User.__lt__ = user_cmp

But this approach is not Pythonic. Alternatively, you can pass a function as a key for the sort comparison, as we did for sort() method. Another feasible choice is to pass a less() function that returns a boolean value directly. Such function can be seen as a user-defined comparator.

Standard libraries

Again, like queues, we do not have to implement our own priority queues in most cases, and you should first check if the standard libraries can meet your requirements.

Java

Among Java's collections family, PriorityQueue ,implementing interface Queue, works like MaxPQ2.java. The elements of the priority queue are ordered according to their natural ordering (i.e., Comparable), or by a Comparator. Note that it is a minimum heap.

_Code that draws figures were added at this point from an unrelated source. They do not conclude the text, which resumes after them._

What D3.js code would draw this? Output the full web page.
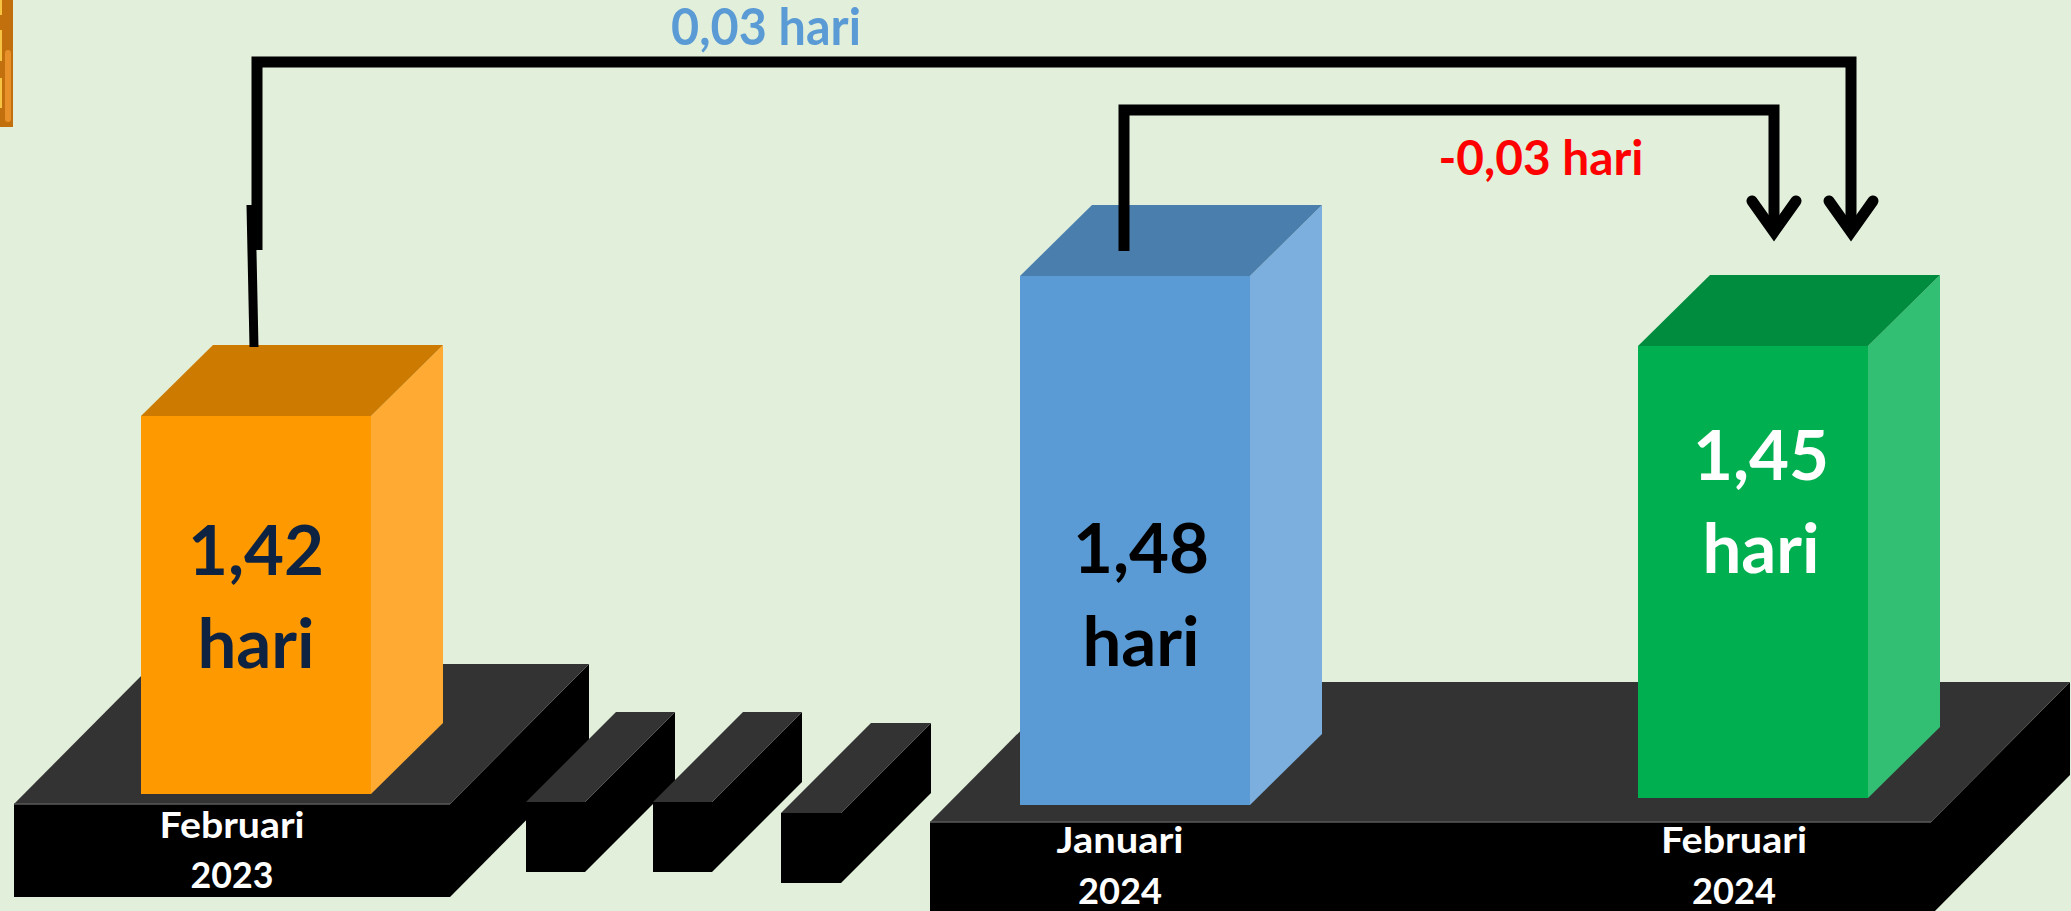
<!DOCTYPE html>
<html>
<head>
<meta charset="utf-8">
<script src="https://cdn.jsdelivr.net/npm/d3@7"></script>
<style>
  html, body { margin: 0; padding: 0; background: #E2EFDA; overflow: hidden; }
  svg { display: block; }
  text { font-family: Lato, "Open Sans", sans-serif; font-weight: 700; }
</style>
</head>
<body>
<svg id="chart" width="2071" height="911"></svg>
<script>
// ---- data ----
const categories = ["Februari 2023", "Januari 2024", "Februari 2024"];
const categoryLines = [["Februari", "2023"], ["Januari", "2024"], ["Februari", "2024"]];
const values = [1.42, 1.48, 1.45];
const unitLabel = "hari";
// comparisons drawn as bracket arrows: [from index, to index]
const comparisons = [[0, 2], [1, 2]];

// ---- styles ----
const faceColors = [
  { front: "#FF9900", side: "#FFAA33", top: "#CC7A00", label: "#0E2241" },
  { front: "#5B9BD5", side: "#7CAFDE", top: "#4A7EAD", label: "#000000" },
  { front: "#00B050", side: "#33BF73", top: "#008C3F", label: "#FFFFFF" }
];
const compareColors = ["#5B9BD5", "#FF0000"];

// ---- layout ----
const W = 2071, H = 911;
const barWidth = 230;
const depth = { dx: 72, dy: -71 };
const barBase = [794, 805, 798];
const labelBaseline = [575, 573, 480];
const labelShift = [0, 6, 8];
const slabDepth = { dx: 139, dy: -140 };
const slabs = [
  { x0: 14, x1: 450, top: 804, bottom: 897 },
  { x0: 930, x1: 1931, top: 822, bottom: 915 }
];
const categoryLabelX = [232, 1120, 1734];
const categoryLineWidths = [[145, 83], [127, 84], [146, 84]];
const categoryBaselines = [[838, 888], [853, 904]];
const blockDepth = { dx: 90, dy: -90 };
const blocks = [
  { x0: 526, x1: 585, top: 802, bottom: 872 },
  { x0: 653, x1: 712, top: 802, bottom: 872 },
  { x0: 781, x1: 841, top: 813, bottom: 883 }
];

const svg = d3.select("#chart");
svg.append("rect").attr("width", W).attr("height", H).attr("fill", "#E2EFDA");

// small decorative tab in the top-left corner
const tab = svg.append("g");
tab.append("rect").attr("x", 0).attr("y", 0).attr("width", 13).attr("height", 127).attr("fill", "#C26F0E");
[[0, 15], [30, 61], [78, 108]].forEach(([a, b]) =>
  tab.append("rect").attr("x", 0).attr("y", a).attr("width", 2).attr("height", b - a).attr("fill", "#F6C342"));
tab.append("rect").attr("x", 5).attr("y", 50).attr("width", 6).attr("height", 72).attr("rx", 3).attr("fill", "#E8902A");

// ---- scales ----
const x = d3.scaleOrdinal().domain(categories).range([141, 1020, 1638]);
const y = d3.scaleLinear().domain([1.42, 1.48]).range([416, 276]);

// generic extruded box: front rectangle, side and top faces
function box(g, x0, x1, top, bottom, d, c) {
  g.append("polygon")
    .attr("points", [[x1, top], [x1 + d.dx, top + d.dy], [x1 + d.dx, bottom + d.dy], [x1, bottom]].join(" "))
    .attr("fill", c.side);
  g.append("polygon")
    .attr("points", [[x0, top], [x0 + d.dx, top + d.dy], [x1 + d.dx, top + d.dy], [x1, top]].join(" "))
    .attr("fill", c.top);
  g.append("rect").attr("x", x0).attr("y", top).attr("width", x1 - x0).attr("height", bottom - top)
    .attr("fill", c.front);
}

// ---- base slabs and connecting blocks ----
const slabColors = { front: "#000000", side: "#000000", top: "#333333" };
const base = svg.append("g");
box(base, slabs[0].x0, slabs[0].x1, slabs[0].top, slabs[0].bottom, slabDepth, slabColors);
blocks.forEach(b => box(base, b.x0, b.x1, b.top, b.bottom, blockDepth, slabColors));
box(base, slabs[1].x0, slabs[1].x1, slabs[1].top, slabs[1].bottom, slabDepth, slabColors);
slabs.forEach(s => base.append("line").attr("x1", s.x0).attr("x2", s.x1).attr("y1", s.top).attr("y2", s.top)
  .attr("stroke", "#5a5a5a").attr("stroke-width", 1.5));

// ---- bars ----
const bars = svg.append("g");
categories.forEach((c, i) => {
  const x0 = x(c);
  box(bars, x0, x0 + barWidth, y(values[i]), barBase[i], depth, faceColors[i]);
});

// ---- value labels inside bars ----
const fmt = v => v.toFixed(2).replace(".", ",");
categories.forEach((c, i) => {
  const cx = x(c) + barWidth / 2 + labelShift[i];
  const g = svg.append("g").attr("fill", faceColors[i].label).attr("text-anchor", "middle")
    .style("font-size", "69px");
  g.append("text").attr("x", cx).attr("y", labelBaseline[i]).text(fmt(values[i]));
  g.append("text").attr("x", cx).attr("y", labelBaseline[i] + 93).text(unitLabel);
});

// ---- category labels on the slab fronts ----
categories.forEach((c, i) => {
  const row = i === 0 ? 0 : 1;
  const g = svg.append("g").attr("fill", "#FFFFFF").attr("text-anchor", "middle").style("font-size", "37px");
  categoryLines[i].forEach((line, j) => {
    g.append("text").attr("x", categoryLabelX[i]).attr("y", categoryBaselines[row][j])
      .attr("textLength", categoryLineWidths[i][j]).attr("lengthAdjust", "spacingAndGlyphs")
      .text(line);
  });
});

// ---- comparison brackets ----
const arrows = svg.append("g").attr("fill", "none").attr("stroke", "#000");
const brackets = [
  { startDx: 113, levelY: 62, endDx: 213, tipY: 232, labelX: 766, labelY: 45, size: 51, len: 190 },
  { startDx: 104, levelY: 110, endDx: 136, tipY: 232, labelX: 1541, labelY: 175, size: 47, len: 205 }
];
comparisons.forEach(([a, b], k) => {
  const br = brackets[k];
  const sx = x(categories[a]) + br.startDx;
  const ex = x(categories[b]) + br.endDx;
  const topY = y(values[a]);
  if (k === 0) {
    // short tilted stub rising from the back edge of the first bar
    const sy = topY + depth.dy + 2;
    arrows.append("path").attr("d", `M${sx} ${sy} L${sx - 3} ${sy - 142}`).attr("stroke-width", 9);
    arrows.append("path").attr("d", `M${sx + 3} ${sy - 97} V${br.levelY} H${ex} V${br.tipY}`)
      .attr("stroke-width", 11).attr("stroke-linejoin", "miter");
  } else {
    const sy = topY - 25;
    arrows.append("path").attr("d", `M${sx} ${sy} V${br.levelY} H${ex} V${br.tipY}`)
      .attr("stroke-width", 11).attr("stroke-linejoin", "miter");
  }
  arrows.append("path")
    .attr("d", `M${ex - 22} ${br.tipY - 31} L${ex} ${br.tipY} L${ex + 22} ${br.tipY - 31}`)
    .attr("stroke-width", 11).attr("stroke-linecap", "round").attr("stroke-linejoin", "miter");

  const diff = values[b] - values[a];
  svg.append("text").attr("x", br.labelX).attr("y", br.labelY).attr("text-anchor", "middle")
    .attr("fill", compareColors[k]).style("font-size", br.size + "px")
    .attr("textLength", br.len).attr("lengthAdjust", "spacingAndGlyphs")
    .text(`${fmt(diff)} ${unitLabel}`);
});
</script>
</body>
</html>
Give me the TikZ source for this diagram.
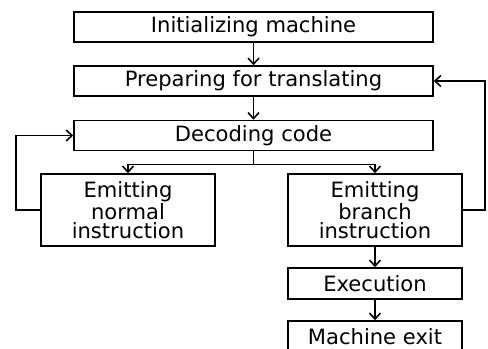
\documentclass[tikz,border=0pt]{standalone}
\usepackage{fontspec}
\setmainfont{DejaVu Sans}
\usetikzlibrary{arrows.meta,positioning}

\begin{document}
\begin{tikzpicture}[
  x=0.02cm, y=-0.02cm,
  block/.style={rectangle, draw=black, line width=0.9pt, align=center, inner sep=0pt, font=\fontsize{12}{11}\selectfont},
  wide block/.style={block, minimum width=7.18cm, minimum height=0.6cm},
  side block/.style={block, minimum width=3.48cm, minimum height=1.44cm},
  flow/.style={->, line width=0.9pt},
  >={Straight Barb[length=1.2mm, width=2.2mm]}
]
  \useasboundingbox (0,0) rectangle (488,349);

  % main column
  \node[wide block] (init) at (253.5, 27)  {Initializing machine};
  \node[wide block] (prep) at (253.5, 81)  {Preparing for translating};
  \node[wide block] (dec)  at (253.5, 135.5) {Decoding code};

  % the two emitters
  \node[side block] (normal) at (128, 210) {Emitting\\normal\\instruction};
  \node[side block] (branch) at (375, 210) {Emitting\\branch\\instruction};

  % branch path
  \node[block, minimum width=3.48cm, minimum height=0.62cm] (exec) at (375, 283.5) {Execution};
  \node[block, minimum width=3.48cm, minimum height=0.62cm] (exit) at (375, 336.5) {Machine exit};

  \draw[flow] (init) -- (prep);
  \draw[flow] (prep) -- (dec);
  \draw[flow] (dec.south) -- ++(0,13) -| (normal.north);
  \draw[flow] (dec.south) -- ++(0,13) -| (branch.north);
  \draw[flow] (branch) -- (exec);
  \draw[flow] (exec) -- (exit);

  % loops back
  \draw[flow] (normal.west) -- ++(-24,0) |- (dec.west);
  \draw[flow] (branch.east) -- ++(22,0) |- (prep.east);
\end{tikzpicture}
\end{document}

  • insert: add() or offer()
  • return the minimum: peek()
  • remove the minimum: remove() or poll
Queue<Integer> pq = new PriorityQueue<>();
pq.add(1);
pq.add(9);
pq.add(4);
pq.add(0);
pq.add(6);
pq.add(3);
System.out.println(pq.peek()); // 0
System.out.println(pq.remove()); // 0
System.out.println(pq.peek()); // 1

Python

Module heapq provides an implementation of the heap queue algorithm, also known as the priority queue algorithm. Note that heap[0] is the smallest item, so it is also a minimum heap.

pq = []
heapq.heappush(pq, 1)
heapq.heappush(pq, 9)
heapq.heappush(pq, 4)
heapq.heappush(pq, 0)
heapq.heappush(pq, 6)
heapq.heappush(pq, 3)
print(heapq.heappop(pq))  # 0
print(pq[0])  # 1: works like `peek()`
print(heapq.heappop(pq))  # 1

By the way, the tutorial also provides an approach to solve the problem that the data elements are not comparable:

from dataclasses import dataclass, field
from typing import Any

@dataclass(order=True)
class PrioritizedItem:
    priority: int
    item: Any=field(compare=False)

1 If you would like a reverse order, you can use Arrays.sort(a, Collections.reverseOrder()). As for a list, you can use Collections.sort(a, Collections.reverseOrder()).